Are you aware that Caterpillar is a leading force behind "USA-Engage," a group of multinational companies that oppose human rights sanctions on North Korea, Iran, Syria, Cuba, Sudan, Libya, Burma, China -- and apartheid South Africa. USA-Engage and Caterpillar also opposed the 1997 McCollum-Schumer amendment to sanction countries that finance terrorists, and a 2000 law to punish China if it proliferates chemical and nuclear weapons.

In addition, Caterpillar is the leading company in the US to oppose sanctions on China for undervaluing their currency, as Jim Owens' recent speech demonstrated. As long as they are doing fine, Caterpillar thinks the rest of the manufacturing supply chain can be damned. Most people, including Bob Samuelson of the Washington Post, think that ruling out sanctions is a #1 way to fail in negotiations with China. To show the monied interest impact on the Bush Administration, yesterday, Tim Adams, Undersecretary of Treasury, congratulated Caterpillar's lobbyist on his CEO's speech.

My point is Caterpillar is not only going to war with its workers, its going to war with domestic manufacturing too.
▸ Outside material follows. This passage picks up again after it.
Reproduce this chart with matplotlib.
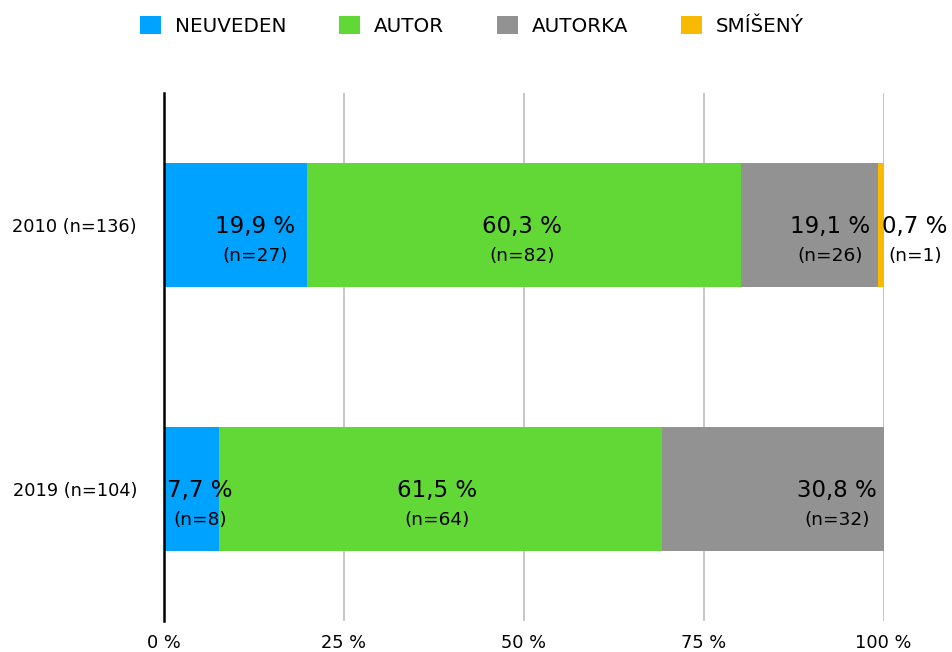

Steven Pearlstein: Some interesting factoids there. Thanks. But let's not go overboard. Caterpillar is not going to war with its employees. It has lots of employees that it treats well and it had to do what it had to do about its blue collar wages, pretty much. But now, going forward, it has to do a much better job in spreading the "winnings" more equitably through the company, while still remaining competitive. As for the currency thing, obviously it is the wrong strategy to announce to the Chinese ahead of time that you are putting away the stick. Even if you are the Bush administration, you want Schumer out there as a real threat, so you can try to quietly get the Chinese to move in the direction of a fully floating currency. In that respect, Owens is simply reflecting his company's self interest, and not the interests of the country or even the manufacturing sector as a whole.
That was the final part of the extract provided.